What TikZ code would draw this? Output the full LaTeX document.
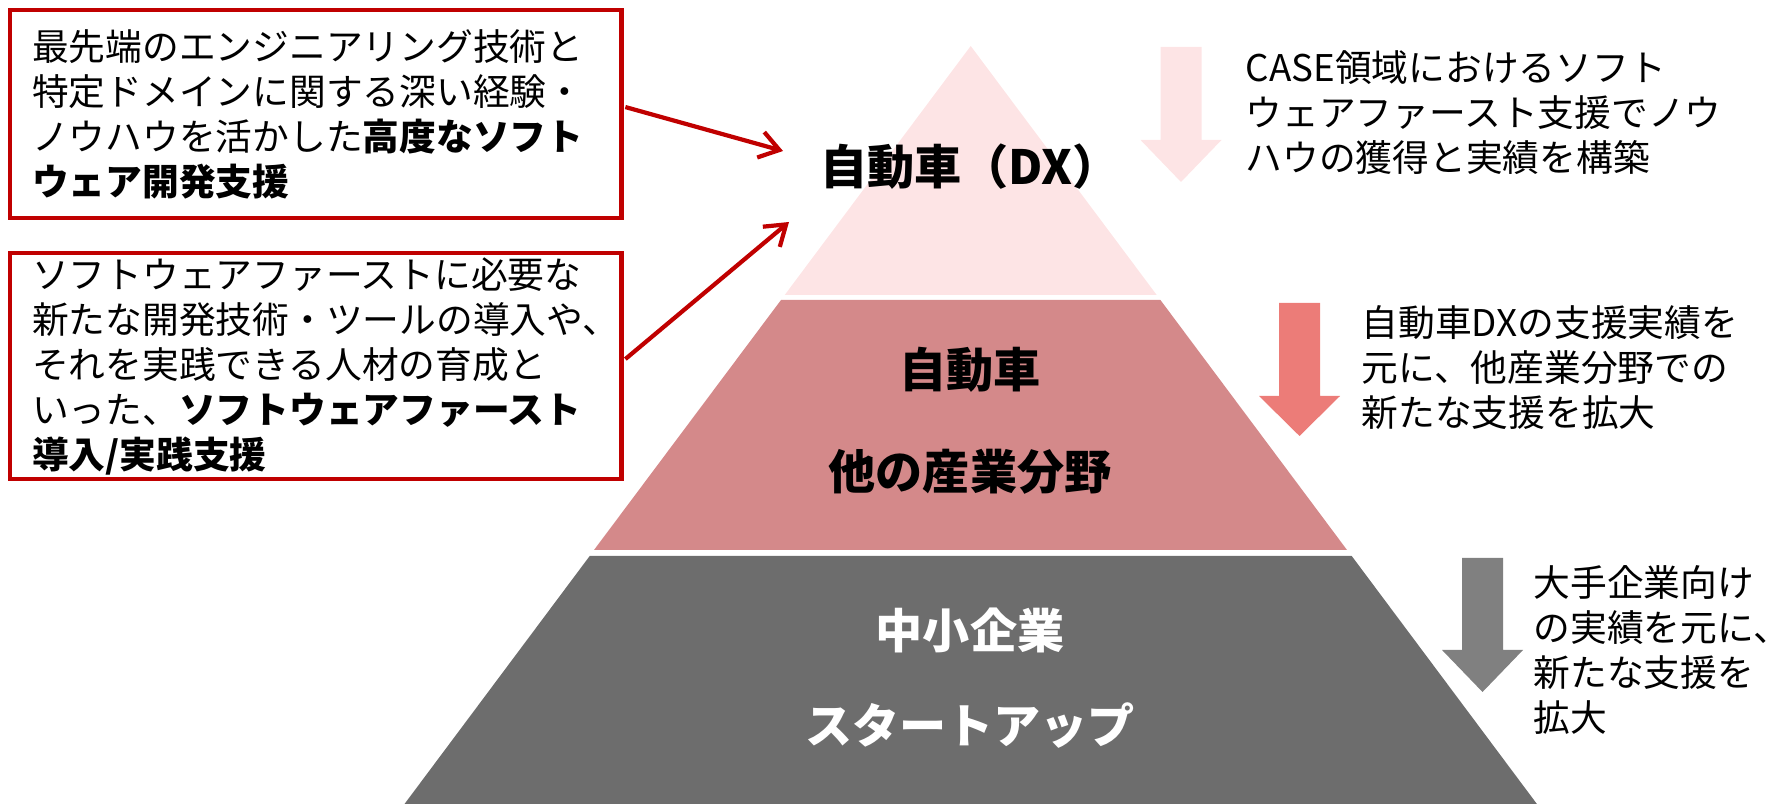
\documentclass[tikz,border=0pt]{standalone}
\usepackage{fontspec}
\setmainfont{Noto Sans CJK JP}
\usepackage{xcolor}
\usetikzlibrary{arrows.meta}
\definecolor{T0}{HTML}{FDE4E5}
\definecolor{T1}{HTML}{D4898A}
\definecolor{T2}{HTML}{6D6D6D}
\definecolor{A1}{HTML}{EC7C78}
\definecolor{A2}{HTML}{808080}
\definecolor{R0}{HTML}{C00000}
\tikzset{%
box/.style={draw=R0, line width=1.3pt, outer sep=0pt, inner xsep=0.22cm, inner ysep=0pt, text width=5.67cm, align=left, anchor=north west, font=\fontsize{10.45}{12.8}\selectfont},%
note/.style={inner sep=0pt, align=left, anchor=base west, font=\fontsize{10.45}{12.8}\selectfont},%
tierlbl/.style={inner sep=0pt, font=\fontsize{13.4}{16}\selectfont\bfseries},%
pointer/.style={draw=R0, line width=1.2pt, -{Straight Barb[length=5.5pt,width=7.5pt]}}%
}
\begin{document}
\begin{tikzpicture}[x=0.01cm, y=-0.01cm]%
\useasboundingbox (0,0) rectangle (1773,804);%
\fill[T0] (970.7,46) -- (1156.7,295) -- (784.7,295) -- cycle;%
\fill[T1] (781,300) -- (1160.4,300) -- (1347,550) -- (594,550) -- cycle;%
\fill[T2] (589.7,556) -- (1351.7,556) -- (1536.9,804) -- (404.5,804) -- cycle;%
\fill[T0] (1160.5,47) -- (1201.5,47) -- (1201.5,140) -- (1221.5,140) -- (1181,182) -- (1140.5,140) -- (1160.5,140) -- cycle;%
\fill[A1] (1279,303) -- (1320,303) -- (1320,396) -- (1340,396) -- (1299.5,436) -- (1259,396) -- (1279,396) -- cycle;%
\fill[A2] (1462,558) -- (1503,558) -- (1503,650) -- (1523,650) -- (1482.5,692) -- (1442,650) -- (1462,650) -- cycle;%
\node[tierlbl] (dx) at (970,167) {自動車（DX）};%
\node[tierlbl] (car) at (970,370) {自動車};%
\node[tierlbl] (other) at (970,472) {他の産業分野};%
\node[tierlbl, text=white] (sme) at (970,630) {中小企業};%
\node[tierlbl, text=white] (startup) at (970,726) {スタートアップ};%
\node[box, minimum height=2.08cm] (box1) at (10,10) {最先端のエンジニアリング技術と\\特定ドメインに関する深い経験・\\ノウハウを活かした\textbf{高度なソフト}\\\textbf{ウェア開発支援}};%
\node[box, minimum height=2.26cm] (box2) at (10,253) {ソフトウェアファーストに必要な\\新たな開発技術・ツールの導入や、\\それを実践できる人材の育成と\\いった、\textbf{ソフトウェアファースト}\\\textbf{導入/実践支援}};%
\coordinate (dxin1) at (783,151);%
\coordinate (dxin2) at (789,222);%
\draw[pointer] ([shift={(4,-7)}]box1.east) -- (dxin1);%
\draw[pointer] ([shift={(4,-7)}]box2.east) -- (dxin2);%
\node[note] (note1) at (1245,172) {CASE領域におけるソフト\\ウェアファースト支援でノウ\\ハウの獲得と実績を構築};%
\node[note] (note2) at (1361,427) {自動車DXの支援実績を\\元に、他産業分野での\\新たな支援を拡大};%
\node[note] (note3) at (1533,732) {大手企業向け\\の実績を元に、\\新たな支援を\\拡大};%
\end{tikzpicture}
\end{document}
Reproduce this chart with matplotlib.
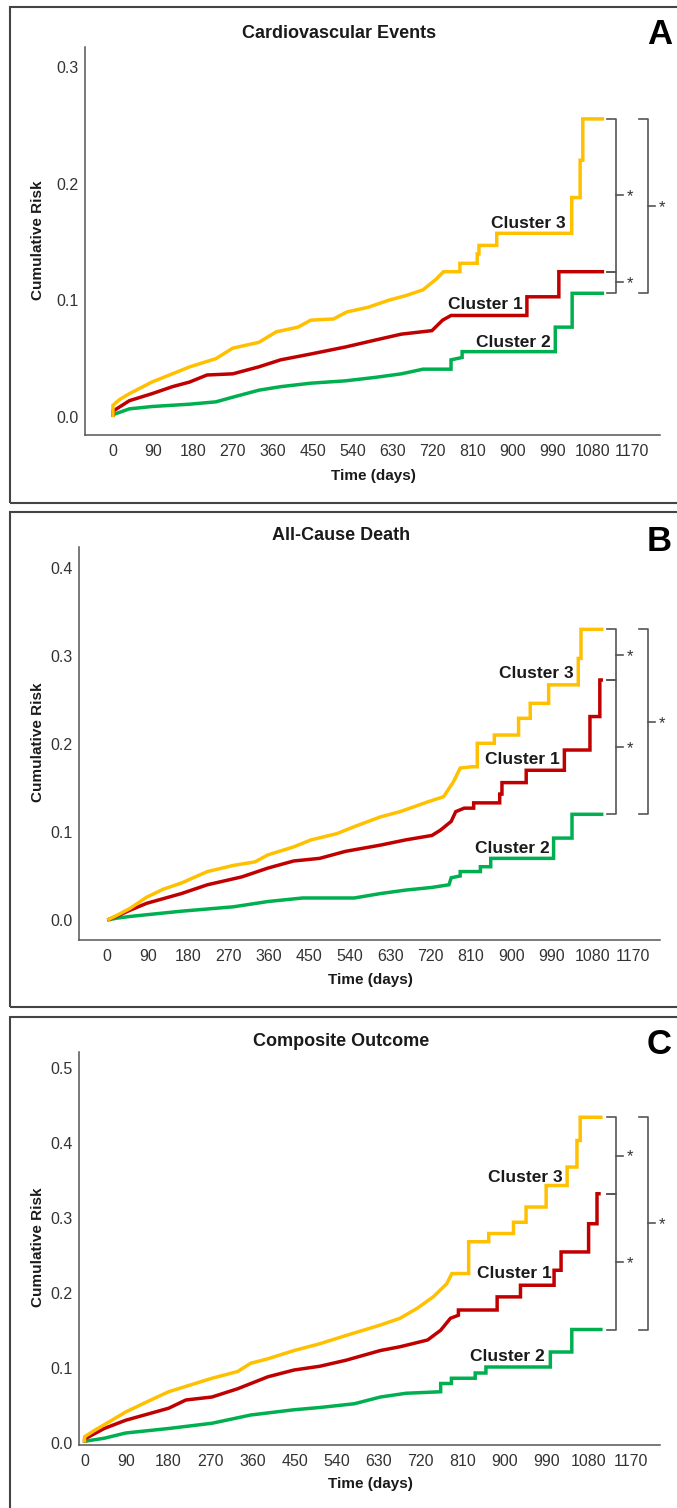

______

STATED EXERCISE: Every record above must be given again exactly; drop the pictures.

EXERCISE ANSWER:
What TikZ code would draw this? Output the full LaTeX document.
\documentclass[tikz,border=0pt]{standalone}
\usepackage{fontspec}
\setmainfont{Noto Sans CJK JP}
\usepackage{xcolor}
\usetikzlibrary{arrows.meta}
\definecolor{T0}{HTML}{FDE4E5}
\definecolor{T1}{HTML}{D4898A}
\definecolor{T2}{HTML}{6D6D6D}
\definecolor{A1}{HTML}{EC7C78}
\definecolor{A2}{HTML}{808080}
\definecolor{R0}{HTML}{C00000}
\tikzset{%
box/.style={draw=R0, line width=1.3pt, outer sep=0pt, inner xsep=0.22cm, inner ysep=0pt, text width=5.67cm, align=left, anchor=north west, font=\fontsize{10.45}{12.8}\selectfont},%
note/.style={inner sep=0pt, align=left, anchor=base west, font=\fontsize{10.45}{12.8}\selectfont},%
tierlbl/.style={inner sep=0pt, font=\fontsize{13.4}{16}\selectfont\bfseries},%
pointer/.style={draw=R0, line width=1.2pt, -{Straight Barb[length=5.5pt,width=7.5pt]}}%
}
\begin{document}
\begin{tikzpicture}[x=0.01cm, y=-0.01cm]%
\useasboundingbox (0,0) rectangle (1773,804);%
\fill[T0] (970.7,46) -- (1156.7,295) -- (784.7,295) -- cycle;%
\fill[T1] (781,300) -- (1160.4,300) -- (1347,550) -- (594,550) -- cycle;%
\fill[T2] (589.7,556) -- (1351.7,556) -- (1536.9,804) -- (404.5,804) -- cycle;%
\fill[T0] (1160.5,47) -- (1201.5,47) -- (1201.5,140) -- (1221.5,140) -- (1181,182) -- (1140.5,140) -- (1160.5,140) -- cycle;%
\fill[A1] (1279,303) -- (1320,303) -- (1320,396) -- (1340,396) -- (1299.5,436) -- (1259,396) -- (1279,396) -- cycle;%
\fill[A2] (1462,558) -- (1503,558) -- (1503,650) -- (1523,650) -- (1482.5,692) -- (1442,650) -- (1462,650) -- cycle;%
\node[tierlbl] (dx) at (970,167) {自動車（DX）};%
\node[tierlbl] (car) at (970,370) {自動車};%
\node[tierlbl] (other) at (970,472) {他の産業分野};%
\node[tierlbl, text=white] (sme) at (970,630) {中小企業};%
\node[tierlbl, text=white] (startup) at (970,726) {スタートアップ};%
\node[box, minimum height=2.08cm] (box1) at (10,10) {最先端のエンジニアリング技術と\\特定ドメインに関する深い経験・\\ノウハウを活かした\textbf{高度なソフト}\\\textbf{ウェア開発支援}};%
\node[box, minimum height=2.26cm] (box2) at (10,253) {ソフトウェアファーストに必要な\\新たな開発技術・ツールの導入や、\\それを実践できる人材の育成と\\いった、\textbf{ソフトウェアファースト}\\\textbf{導入/実践支援}};%
\coordinate (dxin1) at (783,151);%
\coordinate (dxin2) at (789,222);%
\draw[pointer] ([shift={(4,-7)}]box1.east) -- (dxin1);%
\draw[pointer] ([shift={(4,-7)}]box2.east) -- (dxin2);%
\node[note] (note1) at (1245,172) {CASE領域におけるソフト\\ウェアファースト支援でノウ\\ハウの獲得と実績を構築};%
\node[note] (note2) at (1361,427) {自動車DXの支援実績を\\元に、他産業分野での\\新たな支援を拡大};%
\node[note] (note3) at (1533,732) {大手企業向け\\の実績を元に、\\新たな支援を\\拡大};%
\end{tikzpicture}
\end{document}
Reproduce this chart with matplotlib.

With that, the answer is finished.